▸ **REQUIRED WORK**: Take the lines from the top down to and including the one with "2.8, 4.0, 0.5]" and repeat them exactly. Omit images.

>> start

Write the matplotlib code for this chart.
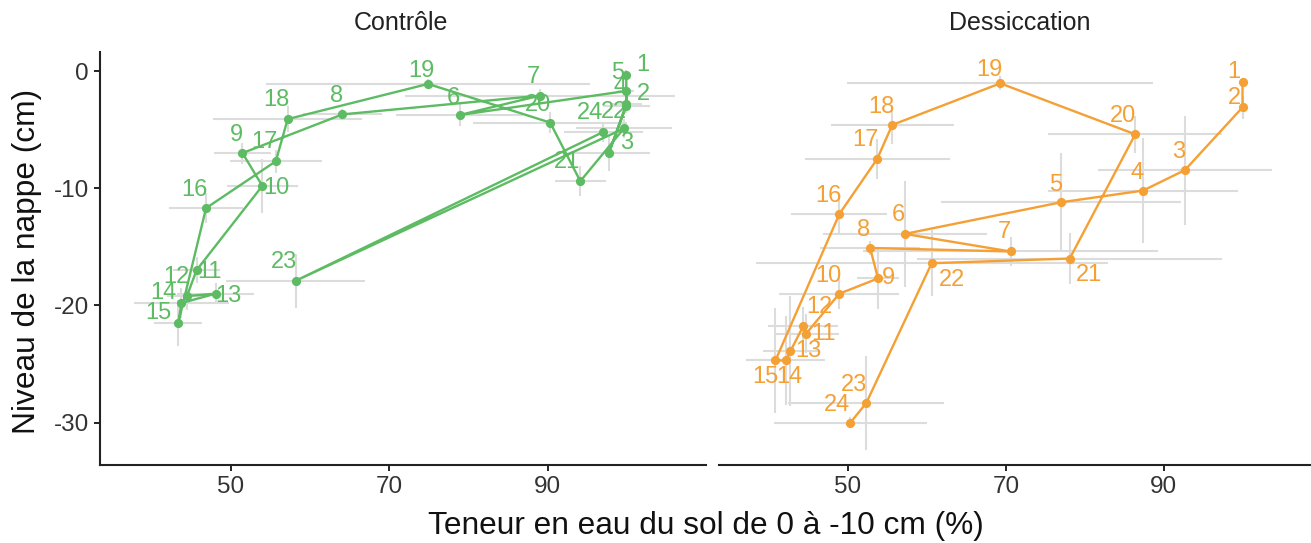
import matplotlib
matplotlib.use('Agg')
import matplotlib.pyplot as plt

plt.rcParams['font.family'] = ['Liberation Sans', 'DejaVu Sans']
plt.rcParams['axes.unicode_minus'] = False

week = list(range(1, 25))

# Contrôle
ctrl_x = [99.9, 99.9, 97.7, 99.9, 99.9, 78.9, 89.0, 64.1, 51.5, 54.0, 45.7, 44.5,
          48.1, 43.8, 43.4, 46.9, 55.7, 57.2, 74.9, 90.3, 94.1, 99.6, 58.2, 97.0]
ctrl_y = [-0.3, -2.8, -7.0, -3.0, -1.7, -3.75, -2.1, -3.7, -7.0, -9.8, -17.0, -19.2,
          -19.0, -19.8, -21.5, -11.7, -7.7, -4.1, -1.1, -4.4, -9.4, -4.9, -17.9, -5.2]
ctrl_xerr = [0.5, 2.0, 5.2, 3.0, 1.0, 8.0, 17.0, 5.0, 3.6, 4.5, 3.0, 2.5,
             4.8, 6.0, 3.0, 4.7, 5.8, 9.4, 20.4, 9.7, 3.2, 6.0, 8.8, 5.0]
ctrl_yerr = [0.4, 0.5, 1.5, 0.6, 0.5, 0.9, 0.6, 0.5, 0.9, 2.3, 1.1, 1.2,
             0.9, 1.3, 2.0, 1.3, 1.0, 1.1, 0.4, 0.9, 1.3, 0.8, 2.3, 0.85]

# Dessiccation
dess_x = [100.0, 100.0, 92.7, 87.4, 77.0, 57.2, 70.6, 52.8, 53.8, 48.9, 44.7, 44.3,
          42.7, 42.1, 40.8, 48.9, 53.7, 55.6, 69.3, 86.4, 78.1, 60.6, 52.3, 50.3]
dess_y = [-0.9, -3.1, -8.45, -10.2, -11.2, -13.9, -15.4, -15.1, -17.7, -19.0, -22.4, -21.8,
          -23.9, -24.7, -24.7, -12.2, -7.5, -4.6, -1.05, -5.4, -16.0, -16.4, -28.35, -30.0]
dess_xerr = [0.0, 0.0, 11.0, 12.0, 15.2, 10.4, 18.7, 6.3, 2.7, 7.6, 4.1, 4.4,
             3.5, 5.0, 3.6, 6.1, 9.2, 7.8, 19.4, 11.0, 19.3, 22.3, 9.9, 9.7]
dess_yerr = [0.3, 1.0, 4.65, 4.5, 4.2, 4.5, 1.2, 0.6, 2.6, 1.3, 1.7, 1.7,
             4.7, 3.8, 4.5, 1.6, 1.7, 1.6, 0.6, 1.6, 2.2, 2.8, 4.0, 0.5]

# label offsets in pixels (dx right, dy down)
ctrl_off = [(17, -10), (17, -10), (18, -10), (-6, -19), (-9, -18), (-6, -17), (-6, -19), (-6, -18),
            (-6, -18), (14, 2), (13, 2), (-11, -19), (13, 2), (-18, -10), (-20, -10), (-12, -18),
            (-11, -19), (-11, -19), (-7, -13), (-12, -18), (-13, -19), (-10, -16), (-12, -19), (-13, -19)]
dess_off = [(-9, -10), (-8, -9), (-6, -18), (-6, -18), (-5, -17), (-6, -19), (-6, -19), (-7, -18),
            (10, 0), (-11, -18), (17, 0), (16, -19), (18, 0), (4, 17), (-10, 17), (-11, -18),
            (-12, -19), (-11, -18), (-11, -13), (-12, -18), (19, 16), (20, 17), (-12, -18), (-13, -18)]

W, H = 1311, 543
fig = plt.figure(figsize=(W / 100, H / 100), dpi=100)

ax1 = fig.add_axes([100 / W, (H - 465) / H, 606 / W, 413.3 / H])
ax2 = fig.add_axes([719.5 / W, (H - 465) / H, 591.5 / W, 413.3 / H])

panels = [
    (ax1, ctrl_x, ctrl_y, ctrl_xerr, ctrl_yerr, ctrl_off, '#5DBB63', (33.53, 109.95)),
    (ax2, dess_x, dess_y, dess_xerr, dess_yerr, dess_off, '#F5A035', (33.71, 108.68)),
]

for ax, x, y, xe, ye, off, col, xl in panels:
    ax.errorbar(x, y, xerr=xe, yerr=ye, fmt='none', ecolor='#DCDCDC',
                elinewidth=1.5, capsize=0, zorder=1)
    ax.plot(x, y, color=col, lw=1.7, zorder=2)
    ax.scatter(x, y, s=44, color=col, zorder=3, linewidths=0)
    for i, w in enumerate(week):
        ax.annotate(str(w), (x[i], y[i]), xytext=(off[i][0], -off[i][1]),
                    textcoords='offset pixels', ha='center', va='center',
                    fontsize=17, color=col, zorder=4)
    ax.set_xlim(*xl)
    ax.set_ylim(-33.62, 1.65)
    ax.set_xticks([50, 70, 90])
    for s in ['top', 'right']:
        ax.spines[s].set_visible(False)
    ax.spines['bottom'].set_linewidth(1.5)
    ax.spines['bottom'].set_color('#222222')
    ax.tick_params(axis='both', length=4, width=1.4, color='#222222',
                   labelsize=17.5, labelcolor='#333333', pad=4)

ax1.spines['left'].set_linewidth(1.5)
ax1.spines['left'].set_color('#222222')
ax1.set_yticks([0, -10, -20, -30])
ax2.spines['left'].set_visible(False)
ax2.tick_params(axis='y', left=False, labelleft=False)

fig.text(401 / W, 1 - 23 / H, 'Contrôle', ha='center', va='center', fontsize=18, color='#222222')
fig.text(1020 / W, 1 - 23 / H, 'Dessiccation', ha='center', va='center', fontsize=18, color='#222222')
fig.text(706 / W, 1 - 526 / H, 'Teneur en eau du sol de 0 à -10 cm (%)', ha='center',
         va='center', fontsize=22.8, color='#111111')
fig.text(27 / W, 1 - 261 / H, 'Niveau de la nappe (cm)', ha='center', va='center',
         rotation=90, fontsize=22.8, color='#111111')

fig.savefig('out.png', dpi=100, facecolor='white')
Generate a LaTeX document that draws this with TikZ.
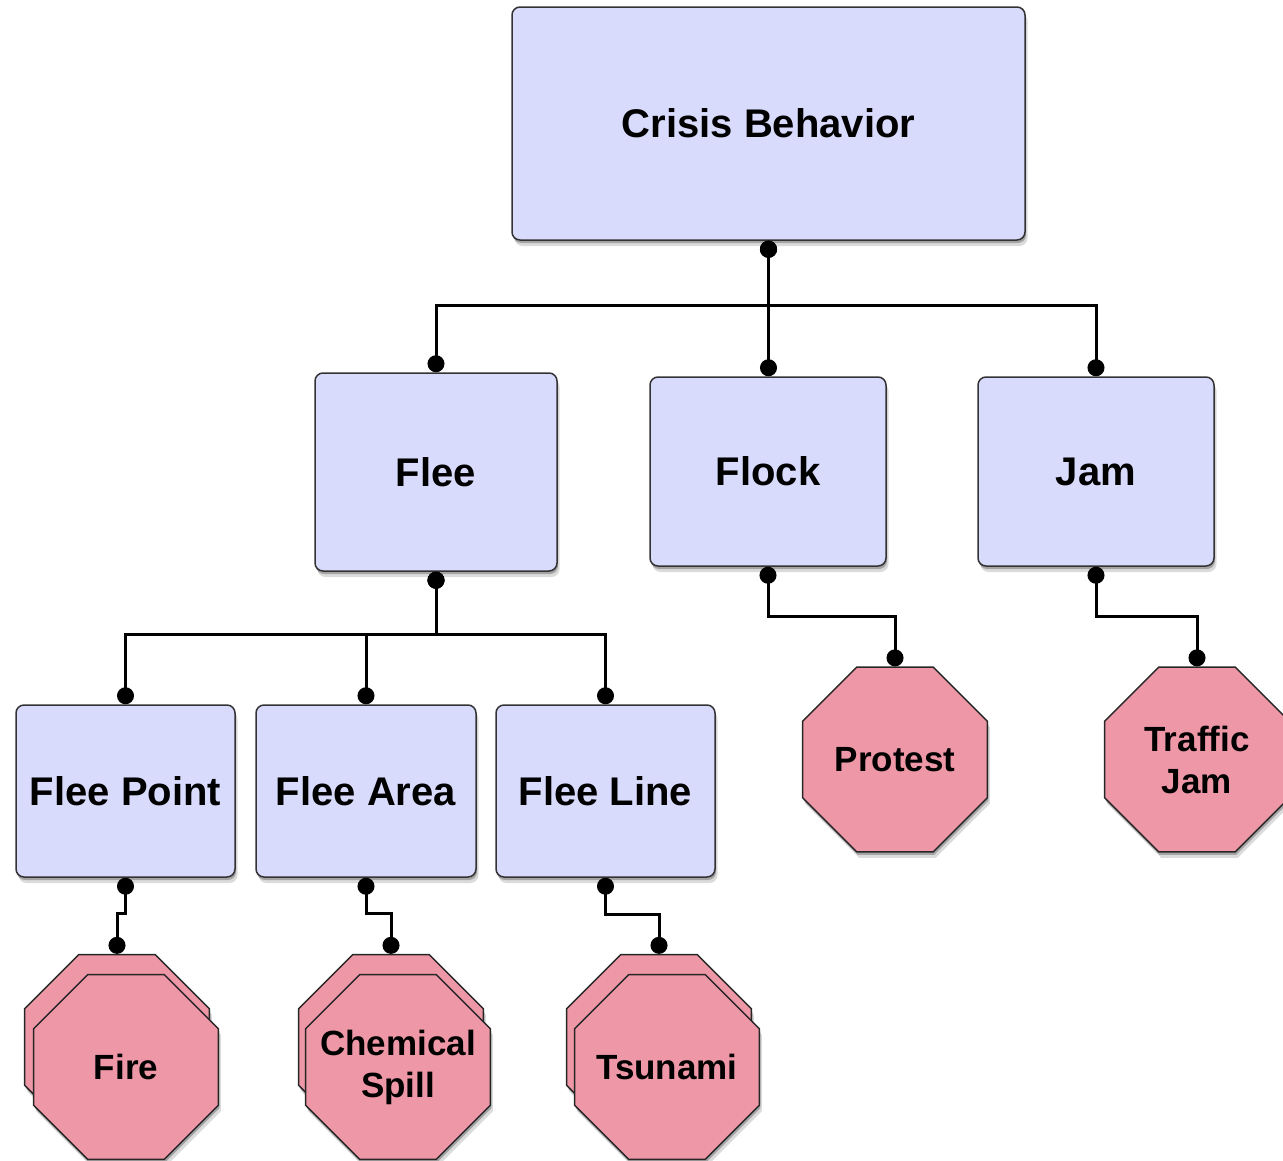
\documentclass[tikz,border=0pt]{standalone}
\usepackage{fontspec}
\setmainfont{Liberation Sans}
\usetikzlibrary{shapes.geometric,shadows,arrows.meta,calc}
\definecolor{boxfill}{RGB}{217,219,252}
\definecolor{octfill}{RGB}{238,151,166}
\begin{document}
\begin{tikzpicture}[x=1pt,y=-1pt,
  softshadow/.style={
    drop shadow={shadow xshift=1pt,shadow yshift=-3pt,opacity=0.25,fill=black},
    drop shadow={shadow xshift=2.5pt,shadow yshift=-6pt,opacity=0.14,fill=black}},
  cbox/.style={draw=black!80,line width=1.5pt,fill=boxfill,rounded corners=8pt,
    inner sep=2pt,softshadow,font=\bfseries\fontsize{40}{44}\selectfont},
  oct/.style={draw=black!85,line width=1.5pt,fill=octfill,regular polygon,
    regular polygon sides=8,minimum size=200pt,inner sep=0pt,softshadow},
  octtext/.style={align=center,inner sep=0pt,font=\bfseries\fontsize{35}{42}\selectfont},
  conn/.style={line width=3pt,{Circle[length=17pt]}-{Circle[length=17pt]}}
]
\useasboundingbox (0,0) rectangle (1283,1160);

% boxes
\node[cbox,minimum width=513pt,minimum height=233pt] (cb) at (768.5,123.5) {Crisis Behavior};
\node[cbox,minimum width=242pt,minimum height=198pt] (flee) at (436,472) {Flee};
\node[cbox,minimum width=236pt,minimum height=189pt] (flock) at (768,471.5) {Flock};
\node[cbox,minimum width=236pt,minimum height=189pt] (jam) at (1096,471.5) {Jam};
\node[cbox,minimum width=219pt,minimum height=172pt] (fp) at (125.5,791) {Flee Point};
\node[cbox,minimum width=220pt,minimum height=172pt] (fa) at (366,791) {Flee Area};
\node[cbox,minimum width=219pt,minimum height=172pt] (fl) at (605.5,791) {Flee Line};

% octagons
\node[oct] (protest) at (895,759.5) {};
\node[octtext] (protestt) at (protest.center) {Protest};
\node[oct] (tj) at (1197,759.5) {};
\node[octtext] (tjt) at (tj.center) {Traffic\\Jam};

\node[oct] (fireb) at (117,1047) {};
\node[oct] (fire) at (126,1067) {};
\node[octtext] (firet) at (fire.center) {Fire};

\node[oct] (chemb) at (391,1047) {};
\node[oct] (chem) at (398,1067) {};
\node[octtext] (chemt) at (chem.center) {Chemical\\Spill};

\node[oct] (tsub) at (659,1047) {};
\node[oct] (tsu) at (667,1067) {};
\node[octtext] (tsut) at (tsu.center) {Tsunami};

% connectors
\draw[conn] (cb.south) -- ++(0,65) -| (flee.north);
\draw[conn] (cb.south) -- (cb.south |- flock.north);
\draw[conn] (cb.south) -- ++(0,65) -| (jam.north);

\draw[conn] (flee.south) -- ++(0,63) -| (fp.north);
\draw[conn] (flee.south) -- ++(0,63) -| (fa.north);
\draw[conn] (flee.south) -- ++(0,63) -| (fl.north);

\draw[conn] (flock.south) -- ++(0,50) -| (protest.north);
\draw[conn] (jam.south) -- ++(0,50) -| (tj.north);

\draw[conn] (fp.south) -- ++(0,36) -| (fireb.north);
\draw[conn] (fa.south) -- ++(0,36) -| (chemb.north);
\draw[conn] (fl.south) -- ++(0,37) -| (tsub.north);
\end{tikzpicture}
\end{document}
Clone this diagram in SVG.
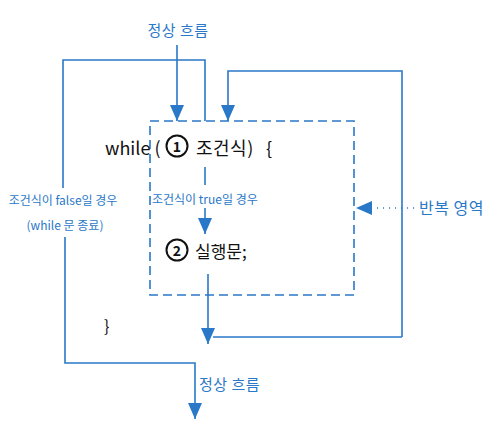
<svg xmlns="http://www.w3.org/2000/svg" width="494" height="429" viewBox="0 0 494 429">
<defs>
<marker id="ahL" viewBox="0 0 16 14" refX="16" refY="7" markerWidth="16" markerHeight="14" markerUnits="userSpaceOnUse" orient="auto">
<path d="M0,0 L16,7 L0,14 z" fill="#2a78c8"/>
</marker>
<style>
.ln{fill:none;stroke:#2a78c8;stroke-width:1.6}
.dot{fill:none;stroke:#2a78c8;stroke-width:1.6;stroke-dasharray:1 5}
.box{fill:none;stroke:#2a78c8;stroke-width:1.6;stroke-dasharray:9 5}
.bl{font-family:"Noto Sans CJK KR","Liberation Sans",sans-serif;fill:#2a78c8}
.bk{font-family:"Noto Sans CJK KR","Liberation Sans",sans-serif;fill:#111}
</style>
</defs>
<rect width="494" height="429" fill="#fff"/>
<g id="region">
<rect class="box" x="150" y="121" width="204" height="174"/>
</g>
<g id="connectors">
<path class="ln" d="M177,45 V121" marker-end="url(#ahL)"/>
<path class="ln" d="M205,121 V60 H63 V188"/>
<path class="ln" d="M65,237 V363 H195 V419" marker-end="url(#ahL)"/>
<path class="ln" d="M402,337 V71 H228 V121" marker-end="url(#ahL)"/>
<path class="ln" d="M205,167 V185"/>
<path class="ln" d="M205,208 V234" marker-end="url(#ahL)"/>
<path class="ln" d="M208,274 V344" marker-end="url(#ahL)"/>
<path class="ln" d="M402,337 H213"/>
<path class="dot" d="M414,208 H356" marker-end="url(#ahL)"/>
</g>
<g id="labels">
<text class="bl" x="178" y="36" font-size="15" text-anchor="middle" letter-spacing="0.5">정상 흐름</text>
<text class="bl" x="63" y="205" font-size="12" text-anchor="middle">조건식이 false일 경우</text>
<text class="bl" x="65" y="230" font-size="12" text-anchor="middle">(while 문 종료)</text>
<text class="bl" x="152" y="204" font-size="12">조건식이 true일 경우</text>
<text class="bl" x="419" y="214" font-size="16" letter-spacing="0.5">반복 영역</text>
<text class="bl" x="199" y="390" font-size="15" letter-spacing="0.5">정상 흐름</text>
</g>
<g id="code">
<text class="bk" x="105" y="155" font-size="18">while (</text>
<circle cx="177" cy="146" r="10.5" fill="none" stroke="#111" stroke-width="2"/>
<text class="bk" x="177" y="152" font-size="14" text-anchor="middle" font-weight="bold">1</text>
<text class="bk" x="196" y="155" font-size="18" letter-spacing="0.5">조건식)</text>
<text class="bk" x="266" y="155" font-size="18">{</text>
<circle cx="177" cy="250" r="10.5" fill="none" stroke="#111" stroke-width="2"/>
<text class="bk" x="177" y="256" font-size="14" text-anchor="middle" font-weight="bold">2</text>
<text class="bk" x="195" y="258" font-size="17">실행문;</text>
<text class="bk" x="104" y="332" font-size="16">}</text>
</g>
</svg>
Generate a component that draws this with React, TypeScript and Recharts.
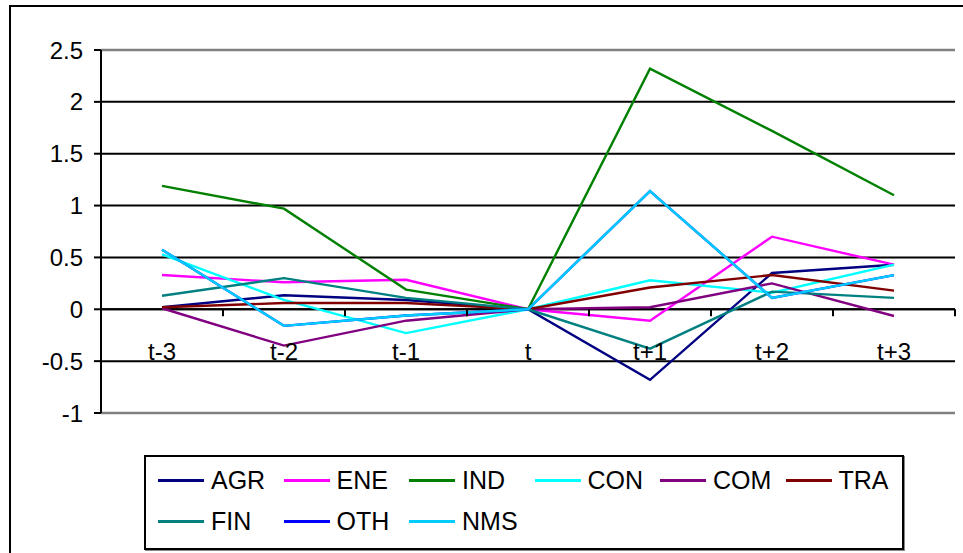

>> end

▸ **THE ANSWER**:
Write the matplotlib code for this chart.
import matplotlib
matplotlib.use('Agg')
import matplotlib.pyplot as plt

plt.rcParams['font.family'] = ['Liberation Sans', 'DejaVu Sans']
plt.rcParams['axes.unicode_minus'] = False

week = list(range(1, 25))

# Contrôle
ctrl_x = [99.9, 99.9, 97.7, 99.9, 99.9, 78.9, 89.0, 64.1, 51.5, 54.0, 45.7, 44.5,
          48.1, 43.8, 43.4, 46.9, 55.7, 57.2, 74.9, 90.3, 94.1, 99.6, 58.2, 97.0]
ctrl_y = [-0.3, -2.8, -7.0, -3.0, -1.7, -3.75, -2.1, -3.7, -7.0, -9.8, -17.0, -19.2,
          -19.0, -19.8, -21.5, -11.7, -7.7, -4.1, -1.1, -4.4, -9.4, -4.9, -17.9, -5.2]
ctrl_xerr = [0.5, 2.0, 5.2, 3.0, 1.0, 8.0, 17.0, 5.0, 3.6, 4.5, 3.0, 2.5,
             4.8, 6.0, 3.0, 4.7, 5.8, 9.4, 20.4, 9.7, 3.2, 6.0, 8.8, 5.0]
ctrl_yerr = [0.4, 0.5, 1.5, 0.6, 0.5, 0.9, 0.6, 0.5, 0.9, 2.3, 1.1, 1.2,
             0.9, 1.3, 2.0, 1.3, 1.0, 1.1, 0.4, 0.9, 1.3, 0.8, 2.3, 0.85]

# Dessiccation
dess_x = [100.0, 100.0, 92.7, 87.4, 77.0, 57.2, 70.6, 52.8, 53.8, 48.9, 44.7, 44.3,
          42.7, 42.1, 40.8, 48.9, 53.7, 55.6, 69.3, 86.4, 78.1, 60.6, 52.3, 50.3]
dess_y = [-0.9, -3.1, -8.45, -10.2, -11.2, -13.9, -15.4, -15.1, -17.7, -19.0, -22.4, -21.8,
          -23.9, -24.7, -24.7, -12.2, -7.5, -4.6, -1.05, -5.4, -16.0, -16.4, -28.35, -30.0]
dess_xerr = [0.0, 0.0, 11.0, 12.0, 15.2, 10.4, 18.7, 6.3, 2.7, 7.6, 4.1, 4.4,
             3.5, 5.0, 3.6, 6.1, 9.2, 7.8, 19.4, 11.0, 19.3, 22.3, 9.9, 9.7]
dess_yerr = [0.3, 1.0, 4.65, 4.5, 4.2, 4.5, 1.2, 0.6, 2.6, 1.3, 1.7, 1.7,
             4.7, 3.8, 4.5, 1.6, 1.7, 1.6, 0.6, 1.6, 2.2, 2.8, 4.0, 0.5]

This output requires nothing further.